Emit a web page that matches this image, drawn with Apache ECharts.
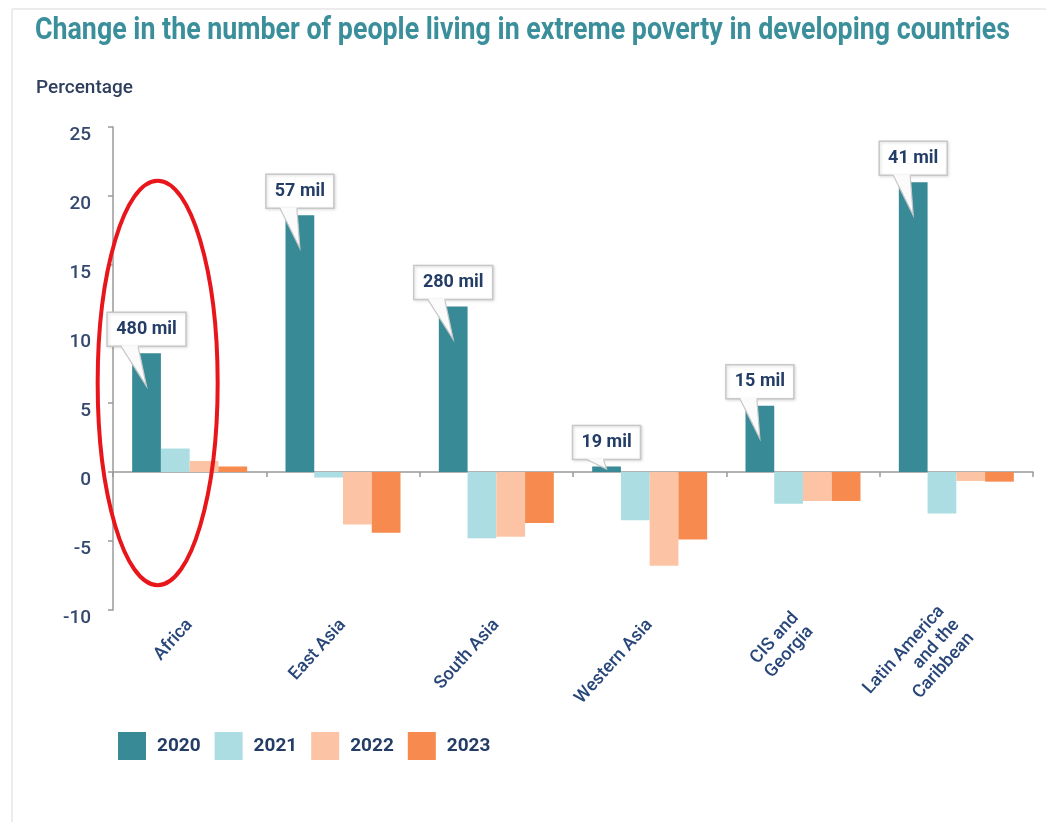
<!DOCTYPE html>
<html>
<head>
<meta charset="utf-8">
<script src="https://cdn.jsdelivr.net/npm/echarts@6/dist/echarts.min.js"></script>
<style>
  html, body { margin: 0; padding: 0; background: #fff; }
  #chart { width: 1046px; height: 822px; }
</style>
</head>
<body>
<div id="chart"></div>
<script>
// regions on the x axis
const regions = ['Africa', 'East Asia', 'South Asia', 'Western Asia', 'CIS and\nGeorgia', 'Latin America\nand the\nCaribbean']
const years = ['2020', '2021', '2022', '2023']

// percentage change
const v2020 = [8.6, 18.6, 12.0, 0.4, 4.8, 21.0]
const v2021 = [1.7, -0.4, -4.8, -3.5, -2.3, -3.0]
const v2022 = [0.8, -3.8, -4.7, -6.8, -2.1, -0.65]
const v2023 = [0.4, -4.4, -3.7, -4.9, -2.1, -0.7]

// callouts over the 2020 bars
const callouts = ['480 mil', '57 mil', '280 mil', '19 mil', '15 mil', '41 mil']

const colors = ['#378a96', '#abdde2', '#fcc4a4', '#f78b4f']
const navy = '#243d66'
const calloutFont = 'bold 18px Roboto'
const titleText = 'Change in the number of people living in extreme poverty in developing countries'

const measure = (txt, font) => {
  const ctx = document.createElement('canvas').getContext('2d')
  ctx.font = font
  return ctx.measureText(txt).width
}

const chart = echarts.init(document.getElementById('chart'))

const barSeries = [v2020, v2021, v2022, v2023].map((vals, i) => ({
  name: years[i],
  type: 'bar',
  xAxisIndex: 0,
  barGap: '0%',
  barCategoryGap: '25%',
  itemStyle: { color: colors[i] },
  data: vals
}))

const calloutSeries = {
  type: 'custom',
  name: 'callouts',
  xAxisIndex: 0,
  z: 10,
  silent: true,
  data: v2020.map((v, i) => [i, v]),
  renderItem: (params, api) => {
    const idx = api.value(0)
    const top = api.coord([idx, api.value(1)])
    const zeroY = api.coord([idx, 0])[1]
    const bandW = api.size([1, 0])[0]
    const barW = bandW * 0.75 / 4
    const cx = top[0] - 1.5 * barW
    const txt = callouts[idx]
    const boxW = Math.round(measure(txt, calloutFont) + 18)
    const boxH = 34
    const boxBottom = top[1] - 7
    const boxX = cx - boxW / 2
    const tipY = Math.min(top[1] + 33, zeroY - 3)
    const b1 = boxX + 14
    const b2 = boxX + 31
    return {
      type: 'group',
      children: [
        {
          type: 'rect',
          shape: { x: boxX, y: boxBottom - boxH, width: boxW, height: boxH },
          style: { fill: '#fff', stroke: '#c8c8c8', lineWidth: 1.5, shadowBlur: 3, shadowColor: 'rgba(0,0,0,0.15)', shadowOffsetX: 1, shadowOffsetY: 1 }
        },
        {
          type: 'polygon',
          shape: { points: [[b1, boxBottom - 1], [b2, boxBottom - 1], [cx, tipY]] },
          style: { fill: '#fbfbfb' }
        },
        {
          type: 'polyline',
          shape: { points: [[b1, boxBottom], [cx, tipY], [b2, boxBottom]] },
          style: { fill: null, stroke: '#c8c8c8', lineWidth: 1.2 }
        },
        {
          type: 'text',
          x: cx,
          y: boxBottom - boxH / 2,
          style: { text: txt, font: calloutFont, fill: navy, align: 'center', verticalAlign: 'middle' }
        }
      ]
    }
  }
}

const titleScale = 975 / measure(titleText, 'bold 32px Roboto')

chart.setOption({
  animation: false,
  grid: { left: 113, right: 13, top: 127, bottom: 212 },
  legend: {
    data: years,
    left: 113,
    top: 727,
    icon: 'rect',
    itemWidth: 28,
    itemHeight: 28,
    itemGap: 14,
    textStyle: { color: navy, fontSize: 19, fontWeight: 'bold', fontFamily: 'Roboto', padding: [0, 0, 0, 6] }
  },
  xAxis: [
    {
      type: 'category',
      data: regions,
      position: 'bottom',
      axisLine: { onZero: true, lineStyle: { color: '#9a9a9a', width: 1.5 } },
      axisTick: { show: true, length: 5, lineStyle: { color: '#9a9a9a', width: 1.5 } },
      axisLabel: { show: false }
    },
    {
      type: 'category',
      data: regions,
      position: 'bottom',
      axisLine: { show: false, onZero: false },
      axisTick: { show: false },
      axisLabel: {
        interval: 0,
        rotate: 48,
        margin: 12,
        color: '#28467a',
        fontSize: 18,
        fontWeight: 500,
        fontFamily: 'Roboto',
        lineHeight: 20
      }
    }
  ],
  yAxis: {
    type: 'value',
    min: -10,
    max: 25,
    interval: 5,
    axisLine: { show: true, lineStyle: { color: '#9a9a9a', width: 1.5 } },
    axisTick: { show: true, length: 5, lineStyle: { color: '#9a9a9a', width: 1.5 } },
    splitLine: { show: false },
    axisLabel: { color: '#34496d', fontSize: 19, fontWeight: 500, fontFamily: 'Roboto', margin: 22, verticalAlign: 'top', lineHeight: 16 }
  },
  series: [...barSeries, calloutSeries]
})

// red ring round the Africa group
const ringTop = chart.convertToPixel({ xAxisIndex: 0, yAxisIndex: 0 }, ['Africa', 21.1])
const ringBottom = chart.convertToPixel({ xAxisIndex: 0, yAxisIndex: 0 }, ['Africa', -8.2])

chart.setOption({
  graphic: [
    { type: 'line', shape: { x1: 12, y1: 9, x2: 1046, y2: 9 }, style: { stroke: '#ececec', lineWidth: 2 } },
    { type: 'line', shape: { x1: 12, y1: 9, x2: 12, y2: 822 }, style: { stroke: '#ececec', lineWidth: 2 } },
    {
      type: 'text',
      x: 35,
      y: 31,
      scaleX: titleScale,
      style: { text: titleText, font: 'bold 32px Roboto', fill: '#3a8f9b', verticalAlign: 'middle' }
    },
    {
      type: 'text',
      x: 36,
      y: 88,
      style: { text: 'Percentage', font: '500 19px Roboto', fill: '#2e3f5e', verticalAlign: 'middle' }
    },
    {
      type: 'ellipse',
      z: 20,
      shape: {
        cx: ringTop[0] - 32,
        cy: (ringTop[1] + ringBottom[1]) / 2,
        rx: 60,
        ry: (ringBottom[1] - ringTop[1]) / 2
      },
      style: { fill: null, stroke: '#e8151b', lineWidth: 4 }
    }
  ]
})
</script>
</body>
</html>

════

All of the lines above should be printed exactly, minus the pictures.

Emit a web page that matches this image, drawn with Apache ECharts.
<!DOCTYPE html>
<html>
<head>
<meta charset="utf-8">
<script src="https://cdn.jsdelivr.net/npm/echarts@6/dist/echarts.min.js"></script>
<style>
  html, body { margin: 0; padding: 0; background: #fff; }
  #chart { width: 1046px; height: 822px; }
</style>
</head>
<body>
<div id="chart"></div>
<script>
// regions on the x axis
const regions = ['Africa', 'East Asia', 'South Asia', 'Western Asia', 'CIS and\nGeorgia', 'Latin America\nand the\nCaribbean']
const years = ['2020', '2021', '2022', '2023']

// percentage change
const v2020 = [8.6, 18.6, 12.0, 0.4, 4.8, 21.0]
const v2021 = [1.7, -0.4, -4.8, -3.5, -2.3, -3.0]
const v2022 = [0.8, -3.8, -4.7, -6.8, -2.1, -0.65]
const v2023 = [0.4, -4.4, -3.7, -4.9, -2.1, -0.7]

// callouts over the 2020 bars
const callouts = ['480 mil', '57 mil', '280 mil', '19 mil', '15 mil', '41 mil']

const colors = ['#378a96', '#abdde2', '#fcc4a4', '#f78b4f']
const navy = '#243d66'
const calloutFont = 'bold 18px Roboto'
const titleText = 'Change in the number of people living in extreme poverty in developing countries'

const measure = (txt, font) => {
  const ctx = document.createElement('canvas').getContext('2d')
  ctx.font = font
  return ctx.measureText(txt).width
}

const chart = echarts.init(document.getElementById('chart'))

const barSeries = [v2020, v2021, v2022, v2023].map((vals, i) => ({
  name: years[i],
  type: 'bar',
  xAxisIndex: 0,
  barGap: '0%',
  barCategoryGap: '25%',
  itemStyle: { color: colors[i] },
  data: vals
}))

const calloutSeries = {
  type: 'custom',
  name: 'callouts',
  xAxisIndex: 0,
  z: 10,
  silent: true,
  data: v2020.map((v, i) => [i, v]),
  renderItem: (params, api) => {
    const idx = api.value(0)
    const top = api.coord([idx, api.value(1)])
    const zeroY = api.coord([idx, 0])[1]
    const bandW = api.size([1, 0])[0]
    const barW = bandW * 0.75 / 4
    const cx = top[0] - 1.5 * barW
    const txt = callouts[idx]
    const boxW = Math.round(measure(txt, calloutFont) + 18)
    const boxH = 34
    const boxBottom = top[1] - 7
    const boxX = cx - boxW / 2
    const tipY = Math.min(top[1] + 33, zeroY - 3)
    const b1 = boxX + 14
    const b2 = boxX + 31
    return {
      type: 'group',
      children: [
        {
          type: 'rect',
          shape: { x: boxX, y: boxBottom - boxH, width: boxW, height: boxH },
          style: { fill: '#fff', stroke: '#c8c8c8', lineWidth: 1.5, shadowBlur: 3, shadowColor: 'rgba(0,0,0,0.15)', shadowOffsetX: 1, shadowOffsetY: 1 }
        },
        {
          type: 'polygon',
          shape: { points: [[b1, boxBottom - 1], [b2, boxBottom - 1], [cx, tipY]] },
          style: { fill: '#fbfbfb' }
        },
        {
          type: 'polyline',
          shape: { points: [[b1, boxBottom], [cx, tipY], [b2, boxBottom]] },
          style: { fill: null, stroke: '#c8c8c8', lineWidth: 1.2 }
        },
        {
          type: 'text',
          x: cx,
          y: boxBottom - boxH / 2,
          style: { text: txt, font: calloutFont, fill: navy, align: 'center', verticalAlign: 'middle' }
        }
      ]
    }
  }
}

const titleScale = 975 / measure(titleText, 'bold 32px Roboto')

chart.setOption({
  animation: false,
  grid: { left: 113, right: 13, top: 127, bottom: 212 },
  legend: {
    data: years,
    left: 113,
    top: 727,
    icon: 'rect',
    itemWidth: 28,
    itemHeight: 28,
    itemGap: 14,
    textStyle: { color: navy, fontSize: 19, fontWeight: 'bold', fontFamily: 'Roboto', padding: [0, 0, 0, 6] }
  },
  xAxis: [
    {
      type: 'category',
      data: regions,
      position: 'bottom',
      axisLine: { onZero: true, lineStyle: { color: '#9a9a9a', width: 1.5 } },
      axisTick: { show: true, length: 5, lineStyle: { color: '#9a9a9a', width: 1.5 } },
      axisLabel: { show: false }
    },
    {
      type: 'category',
      data: regions,
      position: 'bottom',
      axisLine: { show: false, onZero: false },
      axisTick: { show: false },
      axisLabel: {
        interval: 0,
        rotate: 48,
        margin: 12,
        color: '#28467a',
        fontSize: 18,
        fontWeight: 500,
        fontFamily: 'Roboto',
        lineHeight: 20
      }
    }
  ],
  yAxis: {
    type: 'value',
    min: -10,
    max: 25,
    interval: 5,
    axisLine: { show: true, lineStyle: { color: '#9a9a9a', width: 1.5 } },
    axisTick: { show: true, length: 5, lineStyle: { color: '#9a9a9a', width: 1.5 } },
    splitLine: { show: false },
    axisLabel: { color: '#34496d', fontSize: 19, fontWeight: 500, fontFamily: 'Roboto', margin: 22, verticalAlign: 'top', lineHeight: 16 }
  },
  series: [...barSeries, calloutSeries]
})

// red ring round the Africa group
const ringTop = chart.convertToPixel({ xAxisIndex: 0, yAxisIndex: 0 }, ['Africa', 21.1])
const ringBottom = chart.convertToPixel({ xAxisIndex: 0, yAxisIndex: 0 }, ['Africa', -8.2])

chart.setOption({
  graphic: [
    { type: 'line', shape: { x1: 12, y1: 9, x2: 1046, y2: 9 }, style: { stroke: '#ececec', lineWidth: 2 } },
    { type: 'line', shape: { x1: 12, y1: 9, x2: 12, y2: 822 }, style: { stroke: '#ececec', lineWidth: 2 } },
    {
      type: 'text',
      x: 35,
      y: 31,
      scaleX: titleScale,
      style: { text: titleText, font: 'bold 32px Roboto', fill: '#3a8f9b', verticalAlign: 'middle' }
    },
    {
      type: 'text',
      x: 36,
      y: 88,
      style: { text: 'Percentage', font: '500 19px Roboto', fill: '#2e3f5e', verticalAlign: 'middle' }
    },
    {
      type: 'ellipse',
      z: 20,
      shape: {
        cx: ringTop[0] - 32,
        cy: (ringTop[1] + ringBottom[1]) / 2,
        rx: 60,
        ry: (ringBottom[1] - ringTop[1]) / 2
      },
      style: { fill: null, stroke: '#e8151b', lineWidth: 4 }
    }
  ]
})
</script>
</body>
</html>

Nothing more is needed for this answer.